§ Input records
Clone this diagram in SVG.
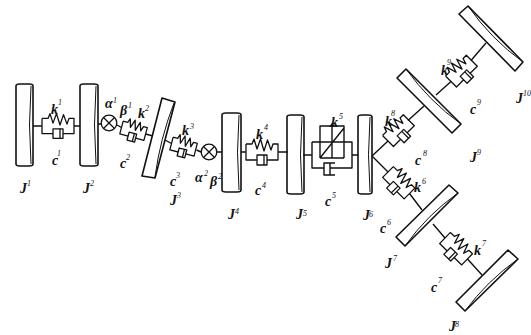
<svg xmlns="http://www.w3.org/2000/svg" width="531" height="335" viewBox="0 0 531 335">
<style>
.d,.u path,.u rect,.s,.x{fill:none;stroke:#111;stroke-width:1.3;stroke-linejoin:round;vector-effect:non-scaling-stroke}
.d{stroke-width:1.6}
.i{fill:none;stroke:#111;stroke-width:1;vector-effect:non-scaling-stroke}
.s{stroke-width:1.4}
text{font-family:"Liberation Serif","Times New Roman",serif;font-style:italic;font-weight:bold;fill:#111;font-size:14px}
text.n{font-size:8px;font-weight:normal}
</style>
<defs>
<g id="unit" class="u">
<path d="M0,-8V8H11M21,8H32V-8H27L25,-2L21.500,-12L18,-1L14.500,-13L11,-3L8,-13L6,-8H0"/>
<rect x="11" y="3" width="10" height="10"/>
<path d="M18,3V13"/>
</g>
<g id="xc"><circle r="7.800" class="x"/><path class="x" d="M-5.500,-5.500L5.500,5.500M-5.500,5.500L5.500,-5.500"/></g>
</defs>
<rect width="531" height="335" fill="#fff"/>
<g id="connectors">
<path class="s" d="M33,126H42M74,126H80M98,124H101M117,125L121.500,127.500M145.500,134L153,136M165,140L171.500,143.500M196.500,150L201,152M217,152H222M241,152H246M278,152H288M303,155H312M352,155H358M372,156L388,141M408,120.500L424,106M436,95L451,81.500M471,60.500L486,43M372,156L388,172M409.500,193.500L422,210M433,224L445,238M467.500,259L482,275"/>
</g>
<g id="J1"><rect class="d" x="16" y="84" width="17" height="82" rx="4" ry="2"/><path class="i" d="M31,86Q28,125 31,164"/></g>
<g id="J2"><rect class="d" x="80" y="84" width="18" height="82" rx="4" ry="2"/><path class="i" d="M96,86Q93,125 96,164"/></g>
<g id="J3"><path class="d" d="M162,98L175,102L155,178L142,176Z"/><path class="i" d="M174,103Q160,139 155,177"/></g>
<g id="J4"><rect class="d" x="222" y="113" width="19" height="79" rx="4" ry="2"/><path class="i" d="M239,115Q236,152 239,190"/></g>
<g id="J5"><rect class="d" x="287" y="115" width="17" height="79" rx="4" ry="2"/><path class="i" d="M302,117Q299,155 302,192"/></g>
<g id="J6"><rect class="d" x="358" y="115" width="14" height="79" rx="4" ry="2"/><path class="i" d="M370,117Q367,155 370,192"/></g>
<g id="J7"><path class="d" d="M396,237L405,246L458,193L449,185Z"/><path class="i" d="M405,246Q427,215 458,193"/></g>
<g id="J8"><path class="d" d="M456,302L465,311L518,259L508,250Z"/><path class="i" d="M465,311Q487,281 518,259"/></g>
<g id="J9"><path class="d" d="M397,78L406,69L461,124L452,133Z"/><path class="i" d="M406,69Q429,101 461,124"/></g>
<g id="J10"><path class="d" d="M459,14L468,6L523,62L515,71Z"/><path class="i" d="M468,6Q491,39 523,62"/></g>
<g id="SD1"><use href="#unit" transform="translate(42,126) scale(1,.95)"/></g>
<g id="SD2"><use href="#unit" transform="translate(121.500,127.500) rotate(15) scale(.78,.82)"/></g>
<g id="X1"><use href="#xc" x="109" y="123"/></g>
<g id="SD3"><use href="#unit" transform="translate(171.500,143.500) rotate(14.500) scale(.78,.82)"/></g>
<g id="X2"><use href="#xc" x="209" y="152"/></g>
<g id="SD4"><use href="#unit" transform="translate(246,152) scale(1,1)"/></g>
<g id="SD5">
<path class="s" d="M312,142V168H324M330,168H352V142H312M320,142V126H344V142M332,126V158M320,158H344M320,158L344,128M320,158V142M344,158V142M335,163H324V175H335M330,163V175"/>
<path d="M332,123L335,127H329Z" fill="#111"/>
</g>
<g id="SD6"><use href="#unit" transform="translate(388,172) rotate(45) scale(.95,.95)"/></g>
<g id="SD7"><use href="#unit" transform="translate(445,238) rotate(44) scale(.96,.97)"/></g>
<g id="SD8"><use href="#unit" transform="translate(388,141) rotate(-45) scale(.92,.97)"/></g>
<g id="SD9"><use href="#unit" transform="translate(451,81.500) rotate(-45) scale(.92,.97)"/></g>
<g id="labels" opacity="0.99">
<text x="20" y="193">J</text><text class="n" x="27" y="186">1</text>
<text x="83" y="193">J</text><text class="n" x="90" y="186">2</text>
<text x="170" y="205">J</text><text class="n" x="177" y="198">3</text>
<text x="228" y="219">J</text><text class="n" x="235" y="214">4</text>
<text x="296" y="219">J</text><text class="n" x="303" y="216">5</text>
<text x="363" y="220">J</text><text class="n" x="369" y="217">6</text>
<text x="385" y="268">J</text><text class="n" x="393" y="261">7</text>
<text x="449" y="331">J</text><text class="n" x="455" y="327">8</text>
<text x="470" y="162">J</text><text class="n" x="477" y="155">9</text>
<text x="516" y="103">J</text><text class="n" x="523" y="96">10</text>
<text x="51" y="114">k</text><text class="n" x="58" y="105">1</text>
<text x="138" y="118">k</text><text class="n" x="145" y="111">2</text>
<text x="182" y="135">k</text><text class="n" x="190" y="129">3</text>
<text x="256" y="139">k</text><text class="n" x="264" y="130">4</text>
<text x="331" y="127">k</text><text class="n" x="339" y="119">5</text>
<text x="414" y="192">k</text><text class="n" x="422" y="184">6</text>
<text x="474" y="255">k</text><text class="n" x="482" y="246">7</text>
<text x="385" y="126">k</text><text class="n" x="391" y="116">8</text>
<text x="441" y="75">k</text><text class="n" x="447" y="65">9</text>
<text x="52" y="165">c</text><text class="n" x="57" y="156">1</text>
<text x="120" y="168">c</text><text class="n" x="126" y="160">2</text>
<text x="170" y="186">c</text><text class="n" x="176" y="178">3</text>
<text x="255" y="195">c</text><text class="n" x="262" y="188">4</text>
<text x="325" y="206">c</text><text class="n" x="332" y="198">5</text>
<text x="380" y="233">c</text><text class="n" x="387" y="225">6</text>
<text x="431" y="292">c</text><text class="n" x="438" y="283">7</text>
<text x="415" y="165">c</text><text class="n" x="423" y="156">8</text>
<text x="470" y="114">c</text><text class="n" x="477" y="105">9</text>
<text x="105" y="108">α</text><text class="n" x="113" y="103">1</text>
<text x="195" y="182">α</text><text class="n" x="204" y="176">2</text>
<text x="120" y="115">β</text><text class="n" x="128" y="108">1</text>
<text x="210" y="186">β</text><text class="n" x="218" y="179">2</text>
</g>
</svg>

==

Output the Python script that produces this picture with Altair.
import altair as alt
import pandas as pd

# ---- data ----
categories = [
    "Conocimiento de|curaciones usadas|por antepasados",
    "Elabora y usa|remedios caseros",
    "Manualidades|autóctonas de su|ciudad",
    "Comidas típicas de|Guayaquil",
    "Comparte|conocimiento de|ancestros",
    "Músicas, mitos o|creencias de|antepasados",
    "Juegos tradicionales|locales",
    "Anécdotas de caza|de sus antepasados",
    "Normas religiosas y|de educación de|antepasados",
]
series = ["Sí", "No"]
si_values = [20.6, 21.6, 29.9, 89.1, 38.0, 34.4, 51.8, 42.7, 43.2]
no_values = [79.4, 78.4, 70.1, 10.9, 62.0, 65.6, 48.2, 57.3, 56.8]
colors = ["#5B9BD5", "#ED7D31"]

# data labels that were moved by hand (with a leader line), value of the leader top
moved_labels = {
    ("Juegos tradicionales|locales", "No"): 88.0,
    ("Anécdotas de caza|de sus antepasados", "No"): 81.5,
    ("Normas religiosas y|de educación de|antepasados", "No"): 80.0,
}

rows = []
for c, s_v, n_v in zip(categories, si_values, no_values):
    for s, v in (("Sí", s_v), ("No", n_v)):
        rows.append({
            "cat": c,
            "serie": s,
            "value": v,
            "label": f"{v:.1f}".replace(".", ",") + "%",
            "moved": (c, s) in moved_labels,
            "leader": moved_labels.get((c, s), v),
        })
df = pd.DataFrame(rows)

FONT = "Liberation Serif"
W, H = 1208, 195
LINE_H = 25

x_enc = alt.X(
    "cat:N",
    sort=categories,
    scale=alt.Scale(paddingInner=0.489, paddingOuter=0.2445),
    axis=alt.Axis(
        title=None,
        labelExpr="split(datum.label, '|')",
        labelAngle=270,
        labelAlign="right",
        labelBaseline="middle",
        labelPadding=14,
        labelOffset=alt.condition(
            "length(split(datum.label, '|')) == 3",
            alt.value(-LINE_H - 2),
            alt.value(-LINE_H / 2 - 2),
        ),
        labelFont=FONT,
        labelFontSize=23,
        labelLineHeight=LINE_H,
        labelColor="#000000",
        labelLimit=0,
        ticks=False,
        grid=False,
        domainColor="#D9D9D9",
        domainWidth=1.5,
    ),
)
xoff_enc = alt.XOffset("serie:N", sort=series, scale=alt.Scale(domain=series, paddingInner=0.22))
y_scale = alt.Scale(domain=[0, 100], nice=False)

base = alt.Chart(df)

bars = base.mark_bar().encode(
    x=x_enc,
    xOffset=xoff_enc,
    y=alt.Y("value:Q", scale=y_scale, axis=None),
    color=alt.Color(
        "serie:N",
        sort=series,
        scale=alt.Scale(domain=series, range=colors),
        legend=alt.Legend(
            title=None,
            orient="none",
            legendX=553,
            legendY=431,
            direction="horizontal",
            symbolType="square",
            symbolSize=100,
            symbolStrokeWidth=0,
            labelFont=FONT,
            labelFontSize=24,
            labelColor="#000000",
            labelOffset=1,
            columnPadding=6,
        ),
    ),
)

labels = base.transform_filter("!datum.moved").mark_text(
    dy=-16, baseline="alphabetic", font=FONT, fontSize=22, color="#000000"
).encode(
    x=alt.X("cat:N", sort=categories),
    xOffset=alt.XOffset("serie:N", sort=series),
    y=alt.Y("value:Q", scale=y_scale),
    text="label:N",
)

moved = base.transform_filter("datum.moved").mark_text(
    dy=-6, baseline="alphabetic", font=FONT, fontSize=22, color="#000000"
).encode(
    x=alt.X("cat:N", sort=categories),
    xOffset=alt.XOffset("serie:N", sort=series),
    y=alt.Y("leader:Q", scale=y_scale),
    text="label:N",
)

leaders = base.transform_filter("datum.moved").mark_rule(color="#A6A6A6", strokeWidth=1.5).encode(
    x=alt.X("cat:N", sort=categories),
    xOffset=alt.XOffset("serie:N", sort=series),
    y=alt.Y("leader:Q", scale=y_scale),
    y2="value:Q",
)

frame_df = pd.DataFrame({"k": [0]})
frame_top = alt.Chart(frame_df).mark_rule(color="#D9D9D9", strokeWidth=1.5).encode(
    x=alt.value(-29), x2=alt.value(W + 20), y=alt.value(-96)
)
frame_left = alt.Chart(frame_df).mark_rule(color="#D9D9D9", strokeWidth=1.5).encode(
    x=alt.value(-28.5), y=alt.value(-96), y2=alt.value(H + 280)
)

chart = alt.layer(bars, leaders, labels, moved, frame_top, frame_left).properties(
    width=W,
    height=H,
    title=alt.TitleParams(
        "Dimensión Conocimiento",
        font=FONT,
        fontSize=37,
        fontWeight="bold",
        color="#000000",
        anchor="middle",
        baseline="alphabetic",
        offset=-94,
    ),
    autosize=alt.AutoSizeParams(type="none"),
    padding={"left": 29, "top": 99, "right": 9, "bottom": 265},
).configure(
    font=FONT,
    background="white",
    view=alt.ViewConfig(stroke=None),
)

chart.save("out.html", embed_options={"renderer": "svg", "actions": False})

...

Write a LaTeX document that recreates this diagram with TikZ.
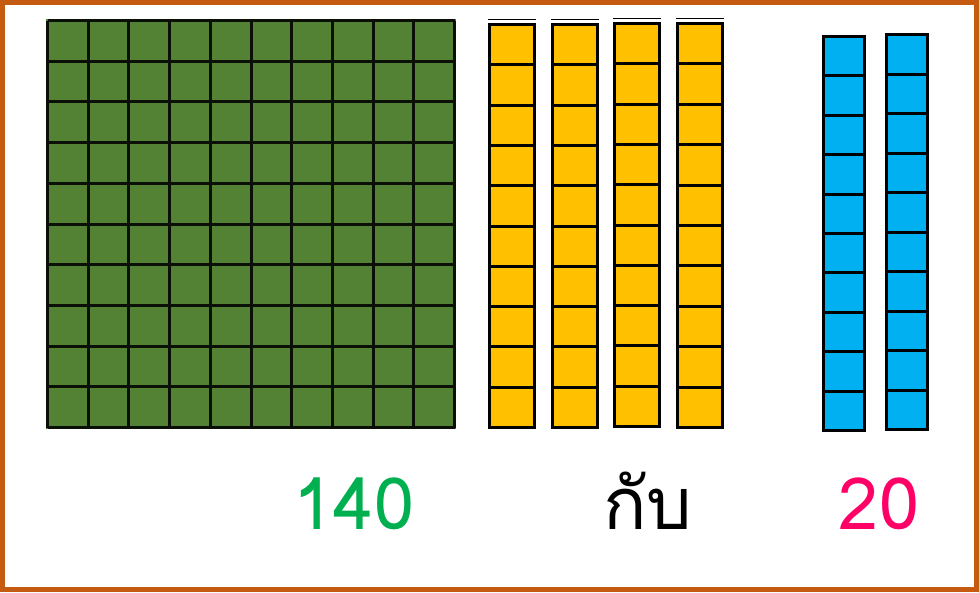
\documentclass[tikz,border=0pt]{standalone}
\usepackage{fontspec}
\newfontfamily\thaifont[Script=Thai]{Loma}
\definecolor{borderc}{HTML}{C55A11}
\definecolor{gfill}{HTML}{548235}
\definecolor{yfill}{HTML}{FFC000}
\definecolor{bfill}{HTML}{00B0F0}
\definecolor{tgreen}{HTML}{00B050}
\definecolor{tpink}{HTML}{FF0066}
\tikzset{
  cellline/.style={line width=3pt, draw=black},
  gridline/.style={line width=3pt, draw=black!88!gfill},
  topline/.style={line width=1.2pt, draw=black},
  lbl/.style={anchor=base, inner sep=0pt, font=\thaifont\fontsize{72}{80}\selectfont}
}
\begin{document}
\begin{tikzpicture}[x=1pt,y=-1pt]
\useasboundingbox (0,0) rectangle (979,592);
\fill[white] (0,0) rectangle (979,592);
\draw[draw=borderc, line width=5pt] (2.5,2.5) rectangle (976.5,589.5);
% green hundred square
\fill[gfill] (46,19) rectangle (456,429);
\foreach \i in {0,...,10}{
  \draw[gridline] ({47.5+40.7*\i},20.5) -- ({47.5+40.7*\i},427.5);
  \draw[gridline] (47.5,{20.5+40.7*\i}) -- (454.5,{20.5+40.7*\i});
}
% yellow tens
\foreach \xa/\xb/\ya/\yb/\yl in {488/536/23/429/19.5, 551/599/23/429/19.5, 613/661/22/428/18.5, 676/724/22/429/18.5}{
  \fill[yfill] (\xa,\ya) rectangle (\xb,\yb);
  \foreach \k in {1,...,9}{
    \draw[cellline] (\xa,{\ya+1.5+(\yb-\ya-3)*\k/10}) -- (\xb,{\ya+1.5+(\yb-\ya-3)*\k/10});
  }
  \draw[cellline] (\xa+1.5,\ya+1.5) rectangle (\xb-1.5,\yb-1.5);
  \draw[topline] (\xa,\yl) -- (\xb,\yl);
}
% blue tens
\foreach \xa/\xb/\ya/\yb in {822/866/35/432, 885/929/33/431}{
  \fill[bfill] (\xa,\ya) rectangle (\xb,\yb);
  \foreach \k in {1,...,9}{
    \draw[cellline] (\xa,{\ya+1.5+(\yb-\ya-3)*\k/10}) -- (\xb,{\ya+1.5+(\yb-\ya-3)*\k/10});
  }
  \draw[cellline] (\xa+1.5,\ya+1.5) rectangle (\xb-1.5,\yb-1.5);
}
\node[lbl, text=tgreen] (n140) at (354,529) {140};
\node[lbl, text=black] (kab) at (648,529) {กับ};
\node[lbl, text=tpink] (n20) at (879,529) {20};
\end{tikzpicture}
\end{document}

§ Given request
Gather from the data above every line with the string "this".

§ Answer below
Clone this diagram in SVG.
Output the Python script that produces this picture with Altair.
Write a LaTeX document that recreates this diagram with TikZ.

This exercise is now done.